Answer: In order to test for covariance, I need to measure the joint variability of two random variables. The best way  would be a scatterplot of two continuous numerical variables or interaction plots of categorical variables. Using UCLA data as an example, if higher GPA mainly correspond with higher GRE, and the same holds for the lesser values, i.e., the variables tend to show similar behavior, the covariance is positive. In the opposite case, when higher GPA mainly correspond to lower GRE, i.e., the variables tend to show opposite behavior, the covariance is negative. The sign of the covariance therefore shows the tendency in the linear relationship between GRE and GPA.

> ### Question 18.  What is your exploratory analysis plan?

> Using the above information, write an exploratory analysis plan that would allow you or a colleague to reproduce your analysis one year from now.

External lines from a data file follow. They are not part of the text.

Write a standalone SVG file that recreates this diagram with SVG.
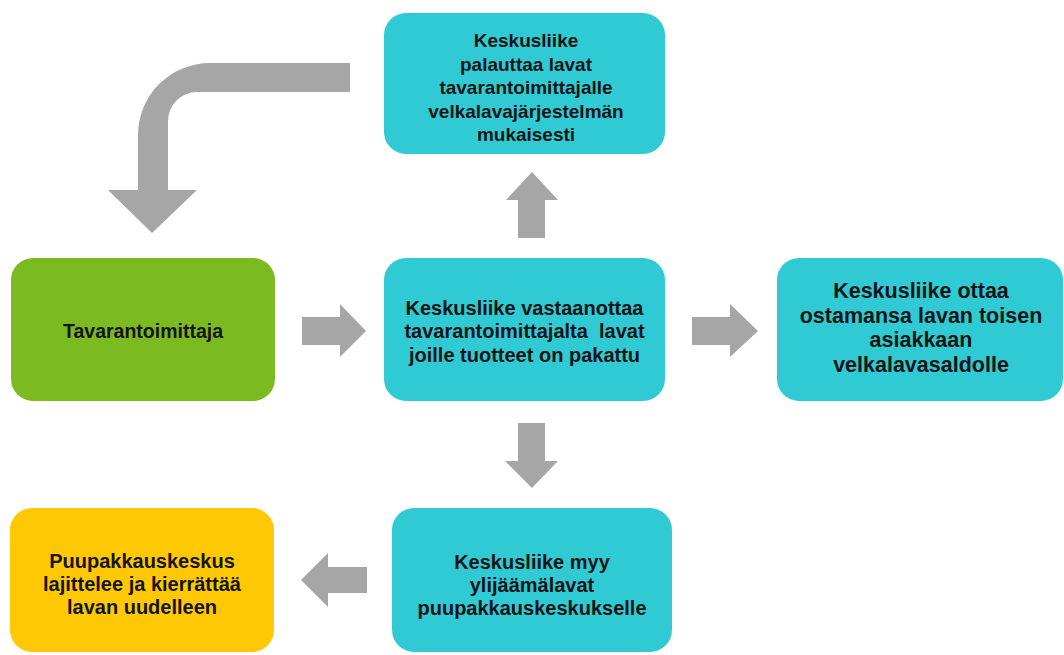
<svg xmlns="http://www.w3.org/2000/svg" width="1064" height="655" viewBox="0 0 1064 655">
  <style>
    .box-teal { fill: #2fcad3; }
    .box-green { fill: #7cba22; }
    .box-yellow { fill: #ffc805; }
    .arrow { fill: #a6a6a6; }
    text { font-family: "Liberation Sans", Arial, sans-serif; font-weight: bold; fill: #141414; text-anchor: middle; }
    .t19 { font-size: 19px; }
    .t20 { font-size: 20px; }
    .t21 { font-size: 21.5px; }
  </style>
  <rect width="1064" height="655" fill="#ffffff"/>

  <!-- connectors -->
  <g id="connectors">
    <path class="arrow" d="M350,63 L210,63 A72,72 0 0 0 138,135 L138,190 L108,190 L152,233 L197,190 L168,190 L168,121 A29,29 0 0 1 197,92 L350,92 Z"/>
    <polygon class="arrow" points="532,172 558,200 545,200 545,238 518,238 518,200 506,200"/>
    <polygon class="arrow" points="302,317 340,317 340,304 366,331 340,357 340,345 302,345"/>
    <polygon class="arrow" points="692,317 730,317 730,304 758,331 730,357 730,345 692,345"/>
    <polygon class="arrow" points="518,423 545,423 545,461 558,461 532,488 505,461 518,461"/>
    <polygon class="arrow" points="301,580 328,553 328,567 367,567 367,593 328,593 328,607"/>
  </g>

  <!-- return to supplier -->
  <g id="node-return">
    <rect class="box-teal" x="384" y="13" width="281" height="141" rx="22"/>
    <text class="t19" x="526" y="47">Keskusliike</text>
    <text class="t19" x="526" y="70.5">palauttaa lavat</text>
    <text class="t19" x="526" y="94">tavarantoimittajalle</text>
    <text class="t19" x="526" y="117.5">velkalavajärjestelmän</text>
    <text class="t19" x="526" y="141">mukaisesti</text>
  </g>

  <!-- supplier -->
  <g id="node-supplier">
    <rect class="box-green" x="11" y="258" width="264" height="143" rx="22"/>
    <text class="t19" x="143" y="338" style="font-size:19.5px">Tavarantoimittaja</text>
  </g>

  <!-- central store receives -->
  <g id="node-receive">
    <rect class="box-teal" x="384" y="258" width="281" height="143" rx="22"/>
    <text class="t20" x="524.5" y="315">Keskusliike vastaanottaa</text>
    <text class="t20" x="524.5" y="338" xml:space="preserve">tavarantoimittajalta  lavat</text>
    <text class="t20" x="524.5" y="362">joille tuotteet on pakattu</text>
  </g>

  <!-- other customer's balance -->
  <g id="node-balance">
    <rect class="box-teal" x="777" y="258" width="286" height="143" rx="22"/>
    <text class="t21" x="921" y="298">Keskusliike ottaa</text>
    <text class="t21" x="921" y="322.5">ostamansa lavan toisen</text>
    <text class="t21" x="921" y="347">asiakkaan</text>
    <text class="t21" x="921" y="371.5">velkalavasaldolle</text>
  </g>

  <!-- surplus sold -->
  <g id="node-surplus">
    <rect class="box-teal" x="392" y="508" width="280" height="144" rx="22"/>
    <text class="t20" x="532" y="569">Keskusliike myy</text>
    <text class="t20" x="532" y="592">ylijäämälavat</text>
    <text class="t20" x="532" y="615">puupakkauskeskukselle</text>
  </g>

  <!-- recycling centre -->
  <g id="node-recycle">
    <rect class="box-yellow" x="10" y="508" width="264" height="144" rx="22"/>
    <text class="t20" x="142" y="568">Puupakkauskeskus</text>
    <text class="t20" x="142" y="591">lajittelee ja kierrättää</text>
    <text class="t20" x="142" y="614">lavan uudelleen</text>
  </g>
</svg>
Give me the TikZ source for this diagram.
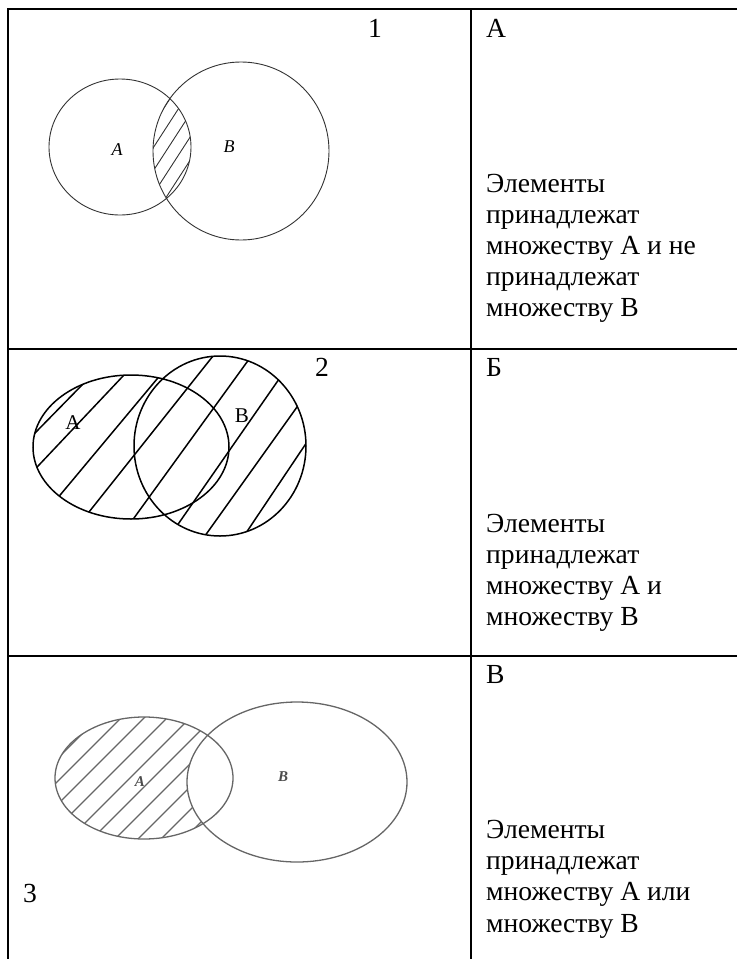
\documentclass[tikz,border=0pt]{standalone}
\usepackage{fontspec}
\setmainfont{Liberation Serif}
\begin{document}
\begin{tikzpicture}[x=1pt, y=-1pt,
    grid/.style={line width=2pt},
    cell/.style={anchor=base west, inner sep=0pt, font=\fontsize{27.6}{31}\selectfont},
    labI/.style={inner sep=0pt, font=\fontsize{18}{18}\selectfont\itshape},
    labII/.style={inner sep=0pt, font=\fontsize{21}{21}\selectfont},
    labIII/.style={inner sep=0pt, black!70, font=\fontsize{15}{15}\selectfont\bfseries\itshape},
    penI/.style={black!80, line width=0.9pt},
    penII/.style={black, line width=1.5pt},
    penIII/.style={black!60, line width=1.3pt},
  ]
  \useasboundingbox (0,0) rectangle (737,959);

  % Table
  \draw[grid] (737,9) -- (7.5,9) -- (7.5,959);
  \draw[grid] (471,9) -- (471,959);
  \draw[grid] (7.5,349) -- (737,349);
  \draw[grid] (7.5,655.5) -- (737,655.5);

  % Row 1: intersection
  \def\rowIa{(120,147) ellipse [x radius=71pt, y radius=68pt]}
  \def\rowIb{(241,151) ellipse [x radius=88pt, y radius=89pt]}
  \begin{scope}
    \clip \rowIa; \clip \rowIb;
    \foreach \x in {70,85,...,190}
      \draw[penI] (\x,230) -- ++(110,-170);
  \end{scope}
  \draw[penI] \rowIa \rowIb;
  \node[labI] (labIa) at (117,150) {A};
  \node[labI] (labIb) at (229,147) {B};
  \node[cell, anchor=base] (numI) at (375,37) {1};

  % Row 2: union
  \def\rowIIa{(131,447) ellipse [x radius=98pt, y radius=72pt]}
  \def\rowIIb{(220,446) ellipse [x radius=86pt, y radius=90pt]}
  \begin{scope}
    \clip \rowIIa \rowIIb;
    \foreach \xa/\ya/\xb/\yb in {35/433/83/384, 39/465/124/375,
        61/494/157/379, 89/512/213/356, 134/518/247/362,
        181/520/277/382, 207/533/297/407, 248/530/305/445}
      \draw[penII, shorten <=-20pt, shorten >=-20pt] (\xa,\ya) -- (\xb,\yb);
  \end{scope}
  \draw[penII] \rowIIa \rowIIb;
  \node[labII] (labIIa) at (73,423) {A};
  \node[labII] (labIIb) at (242,416) {B};
  \node[cell, anchor=base] (numII) at (322,376) {2};

  % Row 3: A without B
  \def\rowIIIa{(144,778) ellipse [x radius=89pt, y radius=61pt]}
  \def\rowIIIb{(297,782) ellipse [x radius=110pt, y radius=80pt]}
  \begin{scope}[even odd rule]
    \clip \rowIIIa;
    \clip (0,660) rectangle (470,959) \rowIIIb;
    \foreach \x in {-80,-57,...,250}
      \draw[penIII] (\x,850) -- ++(150,-150);
  \end{scope}
  \draw[penIII] \rowIIIa \rowIIIb;
  \node[labIII] (labIIIa) at (140,782) {A};
  \node[labIII] (labIIIb) at (283,777) {B};
  \node[cell] (numIII) at (23,902) {3};

  % Right column
  \node[cell] (letI) at (486,37) {А};
  \foreach \t [count=\i from 0] in {Элементы, принадлежат, множеству А и не, принадлежат, множеству В}
    \node[cell] (descI\i) at (486,192+31.2*\i) {\t};

  \node[cell] (letII) at (486,376) {Б};
  \foreach \t [count=\i from 0] in {Элементы, принадлежат, множеству А и, множеству В}
    \node[cell] (descII\i) at (486,532+31.2*\i) {\t};

  \node[cell] (letIII) at (486,683.5) {В};
  \foreach \t [count=\i from 0] in {Элементы, принадлежат, множеству А или, множеству В}
    \node[cell] (descIII\i) at (486,838.5+31.2*\i) {\t};
\end{tikzpicture}
\end{document}
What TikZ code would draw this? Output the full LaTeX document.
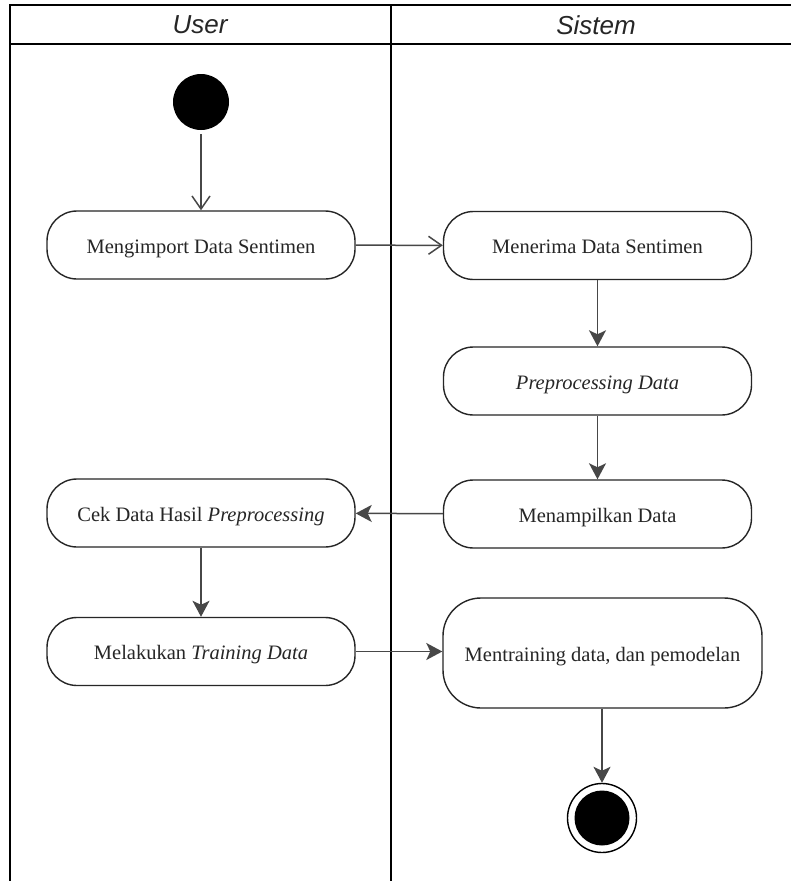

Answer: Clearly define the time frame of study, in this case, would be what academic years' admission data is being used for study. Build a comprehensive data dictionary explains what are the features available and what is the outcome I am trying to predict. Be clear that this is an observational study which can only uncover association not causation between predictors and outcome. Choose logistic regression as my main methodology and also be clear that I am going to choose stepwise selection to find the final model. When split the data into train and test, choose 70:30 as split rule and pick a random seed so that my colleague will be able to obtain the same set of training and validation datasets as me. Once finish the model validation step using metrics like AUC or F1 error, document all findings and steps in a nicely written document so that my colleague can follow each step I did one year from now. Last but not least, save the development dataset at a secured and accessible location for my colleague so that he will be able to access the data whenever there is a need.